Service public industriel et commercial
Les faits et le contexte juridique
La colonie de Côte d’Ivoire exploitait un service de bacs sur des lagunes côtières. La société commerciale de l’Ouest africain était propriétaire d’une voiture, qui fut gravement endommagée lors du naufrage d’un de ces bacs, le bac d’Eloka. Elle assigna la colonie devant le Tribunal de Grand-Bassam et demandait la nomination d’un expert pour évaluer son préjudice. Restait à déterminer l’ordre de juridiction compétent pour statuer sur sa demande, ce qui a justifié que l’affaire soit élevée au Tribunal des conflits. L’affaire posait la question de savoir si des services entiers de l'administration pouvaient être regardés comme fonctionnant dans les mêmes conditions qu'une entreprise privée, justifiant alors la compétence du juge judiciaire pour en connaître.
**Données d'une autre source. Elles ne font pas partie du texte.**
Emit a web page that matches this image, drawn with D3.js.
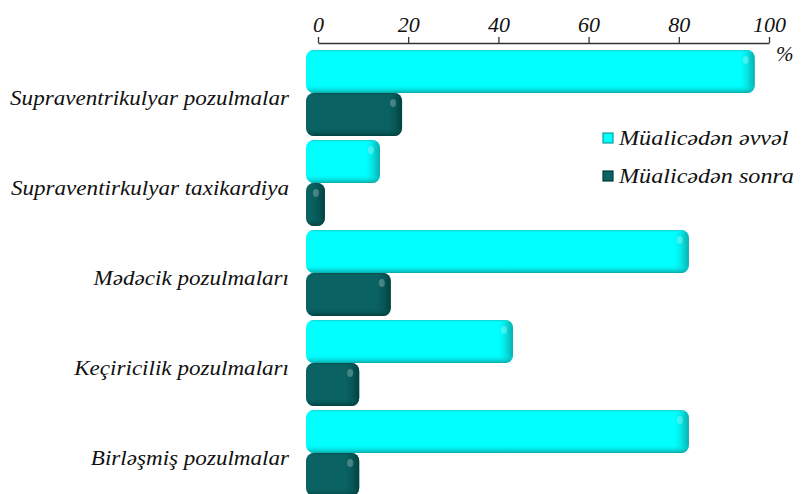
<!DOCTYPE html>
<html>
<head>
<meta charset="utf-8">
<script src="https://cdn.jsdelivr.net/npm/d3@7"></script>
<style>
  body { margin: 0; background: #fff; }
  svg { display: block; }
  text { font-family: "Liberation Serif", "Times New Roman", serif; font-style: italic; fill: #111; }
</style>
</head>
<body>
<script>
var WIDTH = 801, HEIGHT = 494;
var FONT = "'Liberation Serif', 'Times New Roman', serif";

// data
var categories = [
  "Supraventrikulyar pozulmalar",
  "Supraventirkulyar taxikardiya",
  "Mədəcik pozulmaları",
  "Keçiricilik pozulmaları",
  "Birləşmiş pozulmalar"
];
var seriesNames = ["Müalicədən əvvəl", "Müalicədən sonra"];
var before = [99.5, 16.4, 84.9, 45.9, 84.9];
var after = [21.3, 4.2, 18.8, 11.8, 11.8];
var tickValues = [0, 20, 40, 60, 80, 100];

var DEPTH = 12; // 3d offset of the front face

var _svg = d3.select("body").append("svg")
  .attr("width", WIDTH)
  .attr("height", HEIGHT);

var defs = _svg.append("defs");

var palette = [
  { main: "#00ffff", dark: "#0f9a9a", edge: "#22bcbc" },
  { main: "#0a6262", dark: "#013a3a", edge: "#044848" }
];

palette.forEach(function(p, i){
  var gv = defs.append("linearGradient").attr("id", "shadeV" + i)
    .attr("x1", 0).attr("y1", 0).attr("x2", 0).attr("y2", 1);
  gv.append("stop").attr("offset", "0%").attr("stop-color", p.edge).attr("stop-opacity", 0.9);
  gv.append("stop").attr("offset", "6%").attr("stop-color", p.main).attr("stop-opacity", 0);
  gv.append("stop").attr("offset", "80%").attr("stop-color", p.main).attr("stop-opacity", 0);
  gv.append("stop").attr("offset", "100%").attr("stop-color", p.dark).attr("stop-opacity", 0.85);

  var gh = defs.append("linearGradient").attr("id", "shadeH" + i)
    .attr("x1", 0).attr("y1", 0).attr("x2", 1).attr("y2", 0);
  gh.append("stop").attr("offset", "0%").attr("stop-color", p.dark).attr("stop-opacity", 0);
  gh.append("stop").attr("offset", "45%").attr("stop-color", p.dark).attr("stop-opacity", 0.25);
  gh.append("stop").attr("offset", "100%").attr("stop-color", p.dark).attr("stop-opacity", 0.8);
});

var _xScale = d3.scaleLinear().domain([0, 100]).range([318, 769]);
var _yScale = d3.scaleBand().domain(categories).range([50, 496]).paddingInner(0.044).paddingOuter(0);
var _sub = d3.scaleBand().domain([0, 1]).range([0, _yScale.bandwidth()]);

// axis on top
var axis = _svg.append("g")
  .attr("transform", "translate(0,43)")
  .call(d3.axisTop(_xScale).tickValues(tickValues).tickSize(6).tickSizeOuter(0).tickPadding(5));
axis.attr("font-family", null);
axis.select(".domain").attr("stroke", "#333").attr("stroke-width", 1.5);
axis.selectAll(".tick line").attr("stroke", "#333").attr("stroke-width", 1.3);
axis.selectAll(".tick text")
  .style("font-family", FONT)
  .style("font-style", "italic")
  .attr("font-size", 22)
  .attr("fill", "#111");

_svg.append("text")
  .attr("x", 776).attr("y", 61)
  .attr("font-size", 21)
  .text("%");

// bars
var rows = categories.map(function(c, i){ return [before[i], after[i]]; });

var group = _svg.append("g").classed("bars", true)
  .selectAll("g").data(rows).enter().append("g")
  .attr("transform", function(d, i){ return "translate(0," + _yScale(categories[i]) + ")"; });

var bar = group.selectAll(".bar").data(function(d){ return d.map(function(v, s){ return { v: v, s: s }; }); })
  .enter().append("g").classed("bar", true);

var x0 = _xScale(0) - DEPTH;
var bw = function(d){ return Math.max(_xScale(d.v) - _xScale(0), 14); };
var bh = _sub.bandwidth();

bar.append("rect")
  .attr("x", x0).attr("y", function(d){ return _sub(d.s); })
  .attr("width", bw).attr("height", bh)
  .attr("rx", 8).attr("ry", 8)
  .attr("fill", function(d){ return palette[d.s].main; });

bar.append("rect")
  .attr("x", function(d){ return x0 + bw(d) - 14; })
  .attr("y", function(d){ return _sub(d.s); })
  .attr("width", 14).attr("height", bh)
  .attr("rx", 8).attr("ry", 8)
  .attr("fill", function(d){ return "url(#shadeH" + d.s + ")"; });

bar.append("rect")
  .attr("x", x0).attr("y", function(d){ return _sub(d.s); })
  .attr("width", bw).attr("height", bh)
  .attr("rx", 8).attr("ry", 8)
  .attr("fill", function(d){ return "url(#shadeV" + d.s + ")"; });

bar.append("ellipse")
  .attr("cx", function(d){ return x0 + bw(d) - 9; })
  .attr("cy", function(d){ return _sub(d.s) + 10; })
  .attr("rx", 3).attr("ry", 4)
  .attr("fill", "#fff").attr("fill-opacity", 0.25);

// category labels (text in the original is a bit stretched horizontally)
_svg.append("g").selectAll("text").data(categories).enter().append("text")
  .attr("transform", function(d){
    return "translate(289," + (_yScale(d) + _yScale.bandwidth() / 2 + 5) + ") scale(1.1,1)";
  })
  .attr("dy", "0.35em")
  .attr("text-anchor", "end")
  .attr("font-size", 21)
  .text(function(d){ return d; });

// legend
var legend = _svg.append("g").selectAll("g").data(seriesNames).enter().append("g")
  .attr("transform", function(d, i){ return "translate(603," + (133 + i * 38) + ")"; });
legend.append("rect").attr("width", 10).attr("height", 10)
  .attr("fill", function(d, i){ return palette[i].main; })
  .attr("stroke", function(d, i){ return palette[i].dark; }).attr("stroke-width", 1.2);
legend.append("text")
  .attr("transform", "translate(16,5) scale(1.15,1)")
  .attr("dy", "0.35em")
  .attr("font-size", 21)
  .text(function(d){ return d; });
</script>
</body>
</html>
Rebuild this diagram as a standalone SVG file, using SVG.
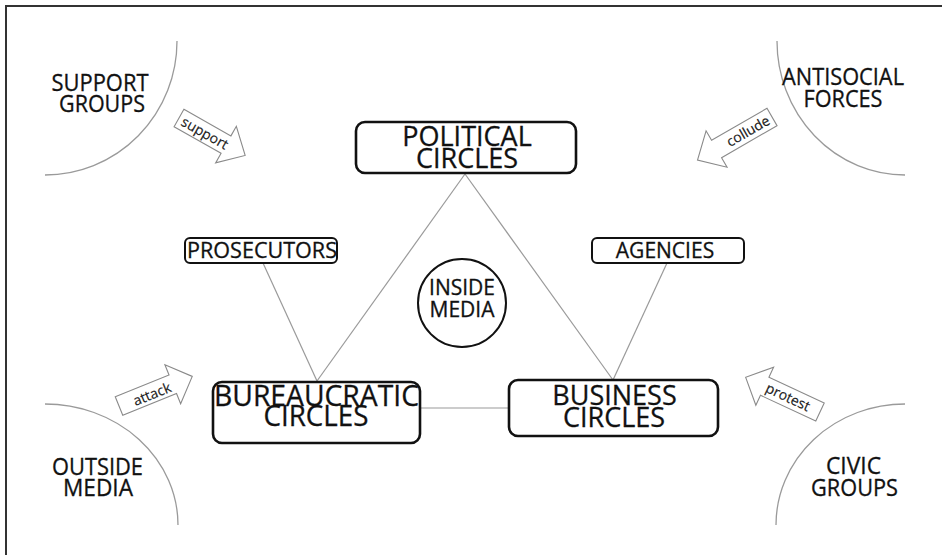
<svg xmlns="http://www.w3.org/2000/svg" width="942" height="555" viewBox="0 0 942 555">
<style>
.bg{fill:#fff}
.frame{stroke:#333;stroke-width:2;fill:none}
.arc{fill:none;stroke:#9a9a9a;stroke-width:1.3}
.conn{stroke:#9a9a9a;stroke-width:1.2;fill:none}
.big{fill:#fff;stroke:#111;stroke-width:2.6}
.small{fill:#fff;stroke:#111;stroke-width:2}
.ring{fill:#fff;stroke:#111;stroke-width:2}
.arrow{fill:#fff;stroke:#8a8a8a;stroke-width:1.1;stroke-linejoin:miter}
text{font-family:"Open Sans","Liberation Sans",sans-serif;fill:#111;text-anchor:middle;font-weight:500;stroke:#111;stroke-width:0.3}
.t27{font-size:27px}
.t29{font-size:29px}
.t21{font-size:21px}
.t23{font-size:23px}
.t14{font-size:14px;fill:#222;stroke-width:0.15}
</style>
<rect class="bg" x="0" y="0" width="942" height="555"/>
<path class="frame" d="M6,555 V6 H942"/>

<g id="connectors">
<line class="conn" x1="465" y1="174" x2="317" y2="381"/>
<line class="conn" x1="465" y1="174" x2="613" y2="380"/>
<line class="conn" x1="263" y1="263" x2="317" y2="381"/>
<line class="conn" x1="667" y1="263" x2="613" y2="380"/>
<line class="conn" x1="420" y1="408" x2="509" y2="408"/>
</g>

<g id="support-groups">
<path class="arc" d="M177,41 A132,134 0 0 1 45,175"/>
<text class="t23"><tspan x="100" y="91" textLength="97" lengthAdjust="spacingAndGlyphs">SUPPORT</tspan><tspan x="102" y="112" textLength="86" lengthAdjust="spacingAndGlyphs">GROUPS</tspan></text>
</g>
<g id="antisocial-forces">
<path class="arc" d="M777,41 A128,134 0 0 0 905,175"/>
<text class="t23"><tspan x="843" y="85" textLength="122" lengthAdjust="spacingAndGlyphs">ANTISOCIAL</tspan><tspan x="843" y="107" textLength="79" lengthAdjust="spacingAndGlyphs">FORCES</tspan></text>
</g>
<g id="outside-media">
<path class="arc" d="M45,404 A133,121 0 0 1 178,525"/>
<text class="t23"><tspan x="97.5" y="475" textLength="91" lengthAdjust="spacingAndGlyphs">OUTSIDE</tspan><tspan x="98" y="496" textLength="70" lengthAdjust="spacingAndGlyphs">MEDIA</tspan></text>
</g>
<g id="civic-groups">
<path class="arc" d="M905,404 A129,121 0 0 0 776,525"/>
<text class="t23"><tspan x="853.5" y="474" textLength="55" lengthAdjust="spacingAndGlyphs">CIVIC</tspan><tspan x="854.5" y="496" textLength="87" lengthAdjust="spacingAndGlyphs">GROUPS</tspan></text>
</g>

<g id="arrow-support">
<path class="arrow" transform="translate(179,118) rotate(29.5)" d="M0,-10 H54 V-21 L76,0 L54,21 V10 H0 Z"/>
<text class="t14" transform="translate(205,133) rotate(29.5)" y="5">support</text>
</g>
<g id="arrow-collude">
<path class="arrow" transform="translate(772,117) rotate(150)" d="M0,-10 H64 V-21 L86,0 L64,21 V10 H0 Z"/>
<text class="t14" transform="translate(748,131) rotate(-30)" y="5">collude</text>
</g>
<g id="arrow-attack">
<path class="arrow" transform="translate(119,406) rotate(-22)" d="M0,-10 H58 V-21 L79,0 L58,21 V10 H0 Z"/>
<text class="t14" transform="translate(152,394) rotate(-22)" y="5">attack</text>
</g>
<g id="arrow-protest">
<path class="arrow" transform="translate(820,412) rotate(205)" d="M0,-10 H61 V-21 L82,0 L61,21 V10 H0 Z"/>
<text class="t14" transform="translate(788,397) rotate(25)" y="5">protest</text>
</g>

<g id="political-circles">
<rect class="big" x="356" y="122" width="220" height="51" rx="9"/>
<text class="t27"><tspan x="467" y="146">POLITICAL</tspan><tspan x="467" y="168">CIRCLES</tspan></text>
</g>
<g id="bureaucratic-circles">
<rect class="big" x="213" y="382" width="207" height="61" rx="9"/>
<text class="t29"><tspan x="316.5" y="406" textLength="205" lengthAdjust="spacingAndGlyphs">BUREAUCRATIC</tspan><tspan x="316" y="426" textLength="105" lengthAdjust="spacingAndGlyphs">CIRCLES</tspan></text>
</g>
<g id="business-circles">
<rect class="big" x="509" y="380" width="209" height="56" rx="9"/>
<text class="t27"><tspan x="614.5" y="405">BUSINESS</tspan><tspan x="614" y="427">CIRCLES</tspan></text>
</g>
<g id="prosecutors">
<rect class="small" x="185" y="238" width="152" height="25" rx="5"/>
<text class="t21" x="262" y="258" textLength="150" lengthAdjust="spacingAndGlyphs">PROSECUTORS</text>
</g>
<g id="agencies">
<rect class="small" x="592" y="238" width="152" height="25" rx="5"/>
<text class="t21" x="665" y="258">AGENCIES</text>
</g>
<g id="inside-media">
<circle class="ring" cx="462" cy="303" r="44"/>
<text class="t21"><tspan x="462" y="295">INSIDE</tspan><tspan x="462" y="317">MEDIA</tspan></text>
</g>
</svg>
Le sens et la portée de la décision
Le Tribunal des conflits a répondu positivement à cette question en admettant l'existence de services publics fonctionnant dans les mêmes conditions qu'une entreprise privée. Il a ainsi donné naissance à la notion de service public industriel et commercial (SPIC), relevant d’un régime de droit privé et de la compétence du juge judiciaire. Il était déjà admis que l’administration agisse dans certaines opérations isolées, comme un simple particulier, sans user de prérogatives de puissance publique, mais cela n’avait jamais été admis pour un service entier.
La qualification de service public industriel et commercial peut être accordée par la loi ou identifiée par le juge. Les principaux critères d’identification sont l’objet du service – ce qui est le cas par exemple du service de l’eau : TC, 21 mars 2005, Mme Alberti Scott c. Commune de Tournefort, n°C3413) - , l’origine de ses ressources - par exemple, le service de collecte et de traitement de déchets et assimilés aux déchets ménagers (TC, 12 octobre 2015, Communauté de communes de la vallée du Lot, n° C4024) - et ses modalités d’organisation et de fonctionnement.
Les relations des SPIC avec leurs usagers sont régies par le droit privé et les litiges qui en découlent sont de la compétence du juge judiciaire, y compris lorsque l’usager est une personne publique (CE, 4 novembre 2005, Ville de Dijon, n° 278895). Les contrats conclus entre les SPIC et leurs usagers sont des contrats de droit commun (CE, Section, 13 octobre 1961, Etablissements Campanon-Rey, n°44689). Les rapports des SPIC avec les tiers, et notamment la responsabilité extracontractuelle, relève également du droit privé. Enfin les agents de ces services sont, sauf exception, des agents de droit privé.
La compétence de principe du juge judiciaire n’est toutefois pas générale et les SPIC peuvent aussi relever, pour partie, de la compétence du juge administratif.En effet le caractère administratif de certains services publics résulte d’abord de leur objet. Ainsi, même si la qualification par la loi d’un établissement public industriel et commercial entraîne par principe la compétence judiciaire, les activités telles par exemple que la réglementation, la police ou le contrôle ressortissent par leur nature à la compétence du juge administratif, en raison des prérogatives de puissance publique qui s’y attachent (TC, 16 octobre 2006, Caisse centrale de réassurance c. Mutuelle des architectes français, n°C3506).
En outre, certains contrats passés par des personnes gérant un SPIC peuvent être qualifiés de contrats administratifs. Tel est le cas des contrats comportant occupation du domaine public, des contrats portant sur l'exécution de travaux publics, de ceux comportant des clauses exorbitantes du droit commun, ou encore de ceux conclus selon un régime exorbitant du droit commun (CE, Section, 19 janvier 1973, Société d’exploitation éléctrique de la rivière du Sant, n° 82238) et enfin des contrats confiant l'exécution même du service public.En outre, en matière de responsabilité extra-contractuelle des SPIC, la compétence du juge administratif prime dès lors qu’elle est engagée envers les tiers du fait des dommages de travaux publics ou des dommages causés par ces SPIC dans l’exercice de prérogatives de puissance publique.
Enfin, en ce qui concerne les litiges entre le personnel des SPIC et ces derniers, ceux-ci relèvent en principe du juge judiciaire, sauf lorsqu’il s’agit du directeur et du comptable, qui a la qualité de comptable public (CE, 26 janvier 1923, de Robert Lafrégeyre, n°62529 ; CE, Section, 8 mars 1957, Jalenques de Labeau, n°15219,), et lorsque le personnel a conservé la qualité d’agent public en vertu d’un texte (CE, Assemblée, 29 janvier 1925, l’Herbier). Enfin, le juge administratif est compétent pour juger de la légalité des actes de portée générale des services publics industriels et commerciaux tels que les statuts qui les régissent, dès lors qu’ils portent sur l’organisation du service (TC, 15 janvier 1968, Compagnie Air France c/ Epoux Barbier, n° 01908).